**WHAT IS BEING ASKED:**
Return all of the data exactly as written, without the pictures.

--- Start of INFORMATION SUPPLIED ---

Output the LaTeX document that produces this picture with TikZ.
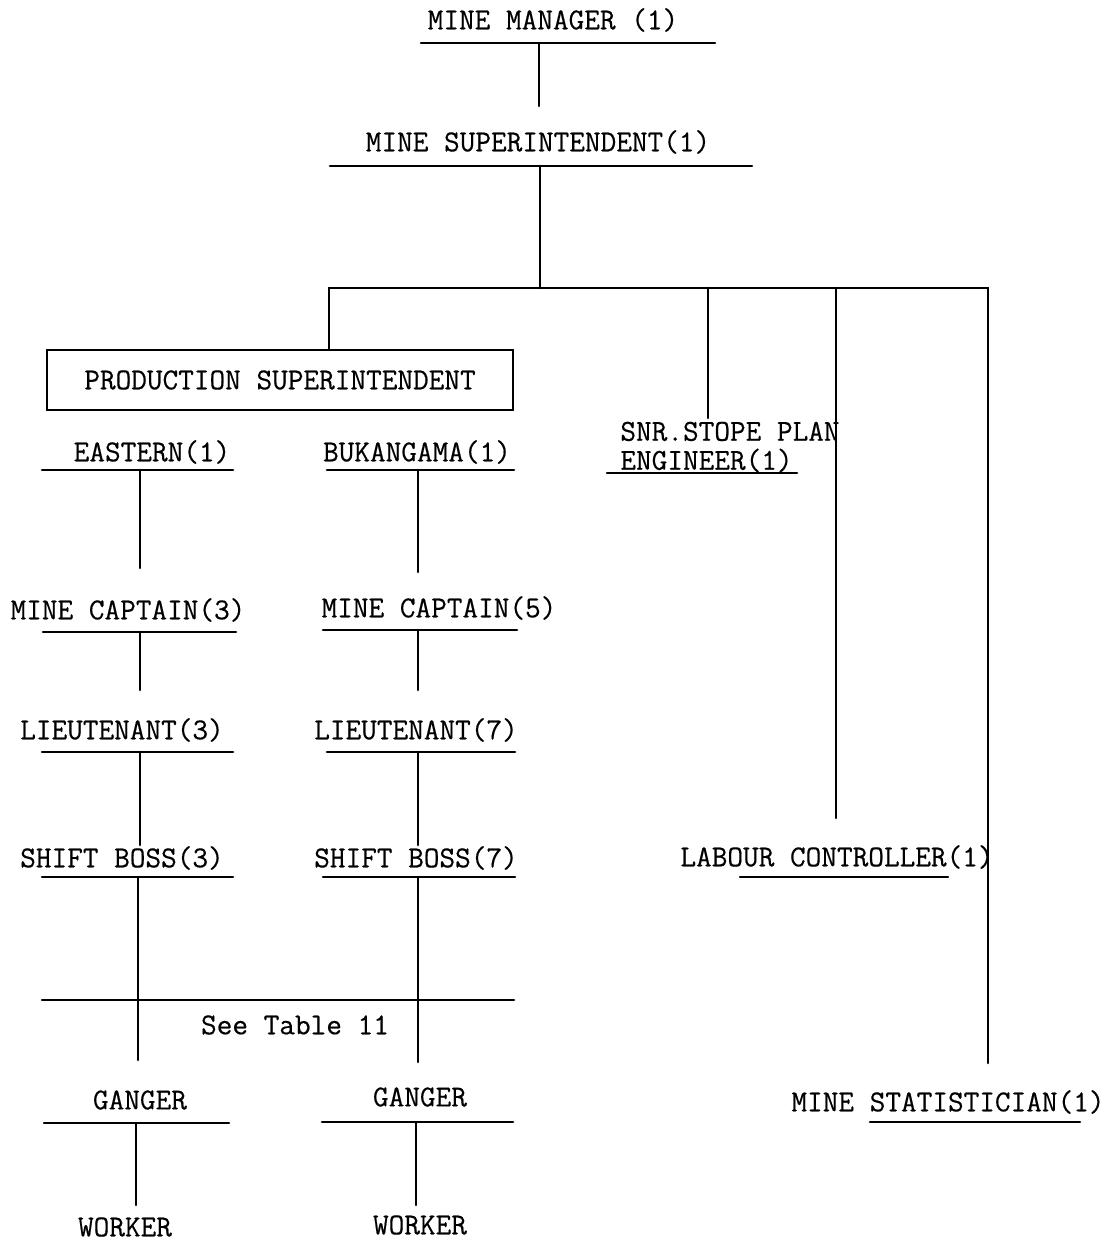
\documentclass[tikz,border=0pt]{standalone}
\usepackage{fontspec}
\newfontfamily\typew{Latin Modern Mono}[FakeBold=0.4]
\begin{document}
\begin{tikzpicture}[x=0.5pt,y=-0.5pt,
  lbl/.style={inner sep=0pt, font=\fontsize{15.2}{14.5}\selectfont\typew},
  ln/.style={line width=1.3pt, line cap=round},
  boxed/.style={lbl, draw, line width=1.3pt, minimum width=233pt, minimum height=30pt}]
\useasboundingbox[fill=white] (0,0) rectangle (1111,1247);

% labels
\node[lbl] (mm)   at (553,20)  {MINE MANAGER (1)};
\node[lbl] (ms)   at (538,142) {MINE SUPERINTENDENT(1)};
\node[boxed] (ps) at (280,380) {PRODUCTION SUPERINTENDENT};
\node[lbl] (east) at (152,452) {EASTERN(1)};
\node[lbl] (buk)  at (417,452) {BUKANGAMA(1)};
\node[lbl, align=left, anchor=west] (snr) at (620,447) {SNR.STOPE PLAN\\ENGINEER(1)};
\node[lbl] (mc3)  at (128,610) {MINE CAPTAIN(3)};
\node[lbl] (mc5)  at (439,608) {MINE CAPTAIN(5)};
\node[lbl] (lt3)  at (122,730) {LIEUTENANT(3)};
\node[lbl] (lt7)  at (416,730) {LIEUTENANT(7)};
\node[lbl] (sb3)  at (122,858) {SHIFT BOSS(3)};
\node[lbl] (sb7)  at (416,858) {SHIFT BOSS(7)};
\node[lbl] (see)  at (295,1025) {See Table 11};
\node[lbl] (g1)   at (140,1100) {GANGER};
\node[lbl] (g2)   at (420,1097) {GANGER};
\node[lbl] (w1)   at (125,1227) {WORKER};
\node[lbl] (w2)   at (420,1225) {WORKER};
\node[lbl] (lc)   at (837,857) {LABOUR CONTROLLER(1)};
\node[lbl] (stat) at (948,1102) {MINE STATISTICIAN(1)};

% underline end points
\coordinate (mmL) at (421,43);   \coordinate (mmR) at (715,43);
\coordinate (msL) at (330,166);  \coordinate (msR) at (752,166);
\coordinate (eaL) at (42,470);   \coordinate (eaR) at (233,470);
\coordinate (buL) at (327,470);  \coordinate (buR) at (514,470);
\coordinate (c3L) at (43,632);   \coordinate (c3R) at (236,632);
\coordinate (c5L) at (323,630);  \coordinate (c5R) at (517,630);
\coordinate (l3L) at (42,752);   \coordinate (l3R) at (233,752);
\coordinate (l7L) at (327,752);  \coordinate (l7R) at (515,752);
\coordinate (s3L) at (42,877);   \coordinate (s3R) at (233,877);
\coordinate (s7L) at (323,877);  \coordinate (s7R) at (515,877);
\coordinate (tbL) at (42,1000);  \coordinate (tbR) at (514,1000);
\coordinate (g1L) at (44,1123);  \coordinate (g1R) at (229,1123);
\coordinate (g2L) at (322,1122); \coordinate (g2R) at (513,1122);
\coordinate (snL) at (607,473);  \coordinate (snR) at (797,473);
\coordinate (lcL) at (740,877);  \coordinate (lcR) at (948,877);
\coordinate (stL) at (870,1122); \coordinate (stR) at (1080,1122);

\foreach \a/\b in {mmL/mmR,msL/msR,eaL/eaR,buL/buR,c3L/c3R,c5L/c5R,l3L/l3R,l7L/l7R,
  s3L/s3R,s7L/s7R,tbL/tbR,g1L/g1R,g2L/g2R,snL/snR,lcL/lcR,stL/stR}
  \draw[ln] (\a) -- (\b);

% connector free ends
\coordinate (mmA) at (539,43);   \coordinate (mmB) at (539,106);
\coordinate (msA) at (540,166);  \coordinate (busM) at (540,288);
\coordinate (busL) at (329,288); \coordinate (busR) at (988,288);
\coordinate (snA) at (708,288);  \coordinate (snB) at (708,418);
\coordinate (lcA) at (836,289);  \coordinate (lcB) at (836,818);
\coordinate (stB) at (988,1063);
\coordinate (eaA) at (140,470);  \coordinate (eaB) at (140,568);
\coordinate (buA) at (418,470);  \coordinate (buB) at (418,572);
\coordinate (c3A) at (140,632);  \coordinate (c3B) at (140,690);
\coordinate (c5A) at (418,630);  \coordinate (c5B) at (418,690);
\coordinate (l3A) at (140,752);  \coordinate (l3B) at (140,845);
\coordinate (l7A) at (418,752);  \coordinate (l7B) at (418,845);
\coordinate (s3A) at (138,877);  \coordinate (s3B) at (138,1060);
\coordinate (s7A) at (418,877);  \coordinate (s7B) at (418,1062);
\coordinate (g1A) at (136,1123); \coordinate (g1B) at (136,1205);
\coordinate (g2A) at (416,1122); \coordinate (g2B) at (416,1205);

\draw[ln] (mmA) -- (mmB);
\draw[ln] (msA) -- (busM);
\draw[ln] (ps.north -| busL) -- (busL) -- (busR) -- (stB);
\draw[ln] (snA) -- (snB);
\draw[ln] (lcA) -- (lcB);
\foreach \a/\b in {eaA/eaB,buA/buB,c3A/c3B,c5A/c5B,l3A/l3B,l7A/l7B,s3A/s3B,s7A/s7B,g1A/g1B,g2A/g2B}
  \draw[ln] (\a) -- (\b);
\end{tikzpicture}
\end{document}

--- End of INFORMATION SUPPLIED ---

**RESPONSE:**
Output the LaTeX document that produces this picture with TikZ.
\documentclass[tikz,border=0pt]{standalone}
\usepackage{fontspec}
\newfontfamily\typew{Latin Modern Mono}[FakeBold=0.4]
\begin{document}
\begin{tikzpicture}[x=0.5pt,y=-0.5pt,
  lbl/.style={inner sep=0pt, font=\fontsize{15.2}{14.5}\selectfont\typew},
  ln/.style={line width=1.3pt, line cap=round},
  boxed/.style={lbl, draw, line width=1.3pt, minimum width=233pt, minimum height=30pt}]
\useasboundingbox[fill=white] (0,0) rectangle (1111,1247);

% labels
\node[lbl] (mm)   at (553,20)  {MINE MANAGER (1)};
\node[lbl] (ms)   at (538,142) {MINE SUPERINTENDENT(1)};
\node[boxed] (ps) at (280,380) {PRODUCTION SUPERINTENDENT};
\node[lbl] (east) at (152,452) {EASTERN(1)};
\node[lbl] (buk)  at (417,452) {BUKANGAMA(1)};
\node[lbl, align=left, anchor=west] (snr) at (620,447) {SNR.STOPE PLAN\\ENGINEER(1)};
\node[lbl] (mc3)  at (128,610) {MINE CAPTAIN(3)};
\node[lbl] (mc5)  at (439,608) {MINE CAPTAIN(5)};
\node[lbl] (lt3)  at (122,730) {LIEUTENANT(3)};
\node[lbl] (lt7)  at (416,730) {LIEUTENANT(7)};
\node[lbl] (sb3)  at (122,858) {SHIFT BOSS(3)};
\node[lbl] (sb7)  at (416,858) {SHIFT BOSS(7)};
\node[lbl] (see)  at (295,1025) {See Table 11};
\node[lbl] (g1)   at (140,1100) {GANGER};
\node[lbl] (g2)   at (420,1097) {GANGER};
\node[lbl] (w1)   at (125,1227) {WORKER};
\node[lbl] (w2)   at (420,1225) {WORKER};
\node[lbl] (lc)   at (837,857) {LABOUR CONTROLLER(1)};
\node[lbl] (stat) at (948,1102) {MINE STATISTICIAN(1)};

% underline end points
\coordinate (mmL) at (421,43);   \coordinate (mmR) at (715,43);
\coordinate (msL) at (330,166);  \coordinate (msR) at (752,166);
\coordinate (eaL) at (42,470);   \coordinate (eaR) at (233,470);
\coordinate (buL) at (327,470);  \coordinate (buR) at (514,470);
\coordinate (c3L) at (43,632);   \coordinate (c3R) at (236,632);
\coordinate (c5L) at (323,630);  \coordinate (c5R) at (517,630);
\coordinate (l3L) at (42,752);   \coordinate (l3R) at (233,752);
\coordinate (l7L) at (327,752);  \coordinate (l7R) at (515,752);
\coordinate (s3L) at (42,877);   \coordinate (s3R) at (233,877);
\coordinate (s7L) at (323,877);  \coordinate (s7R) at (515,877);
\coordinate (tbL) at (42,1000);  \coordinate (tbR) at (514,1000);
\coordinate (g1L) at (44,1123);  \coordinate (g1R) at (229,1123);
\coordinate (g2L) at (322,1122); \coordinate (g2R) at (513,1122);
\coordinate (snL) at (607,473);  \coordinate (snR) at (797,473);
\coordinate (lcL) at (740,877);  \coordinate (lcR) at (948,877);
\coordinate (stL) at (870,1122); \coordinate (stR) at (1080,1122);

\foreach \a/\b in {mmL/mmR,msL/msR,eaL/eaR,buL/buR,c3L/c3R,c5L/c5R,l3L/l3R,l7L/l7R,
  s3L/s3R,s7L/s7R,tbL/tbR,g1L/g1R,g2L/g2R,snL/snR,lcL/lcR,stL/stR}
  \draw[ln] (\a) -- (\b);

% connector free ends
\coordinate (mmA) at (539,43);   \coordinate (mmB) at (539,106);
\coordinate (msA) at (540,166);  \coordinate (busM) at (540,288);
\coordinate (busL) at (329,288); \coordinate (busR) at (988,288);
\coordinate (snA) at (708,288);  \coordinate (snB) at (708,418);
\coordinate (lcA) at (836,289);  \coordinate (lcB) at (836,818);
\coordinate (stB) at (988,1063);
\coordinate (eaA) at (140,470);  \coordinate (eaB) at (140,568);
\coordinate (buA) at (418,470);  \coordinate (buB) at (418,572);
\coordinate (c3A) at (140,632);  \coordinate (c3B) at (140,690);
\coordinate (c5A) at (418,630);  \coordinate (c5B) at (418,690);
\coordinate (l3A) at (140,752);  \coordinate (l3B) at (140,845);
\coordinate (l7A) at (418,752);  \coordinate (l7B) at (418,845);
\coordinate (s3A) at (138,877);  \coordinate (s3B) at (138,1060);
\coordinate (s7A) at (418,877);  \coordinate (s7B) at (418,1062);
\coordinate (g1A) at (136,1123); \coordinate (g1B) at (136,1205);
\coordinate (g2A) at (416,1122); \coordinate (g2B) at (416,1205);

\draw[ln] (mmA) -- (mmB);
\draw[ln] (msA) -- (busM);
\draw[ln] (ps.north -| busL) -- (busL) -- (busR) -- (stB);
\draw[ln] (snA) -- (snB);
\draw[ln] (lcA) -- (lcB);
\foreach \a/\b in {eaA/eaB,buA/buB,c3A/c3B,c5A/c5B,l3A/l3B,l7A/l7B,s3A/s3B,s7A/s7B,g1A/g1B,g2A/g2B}
  \draw[ln] (\a) -- (\b);
\end{tikzpicture}
\end{document}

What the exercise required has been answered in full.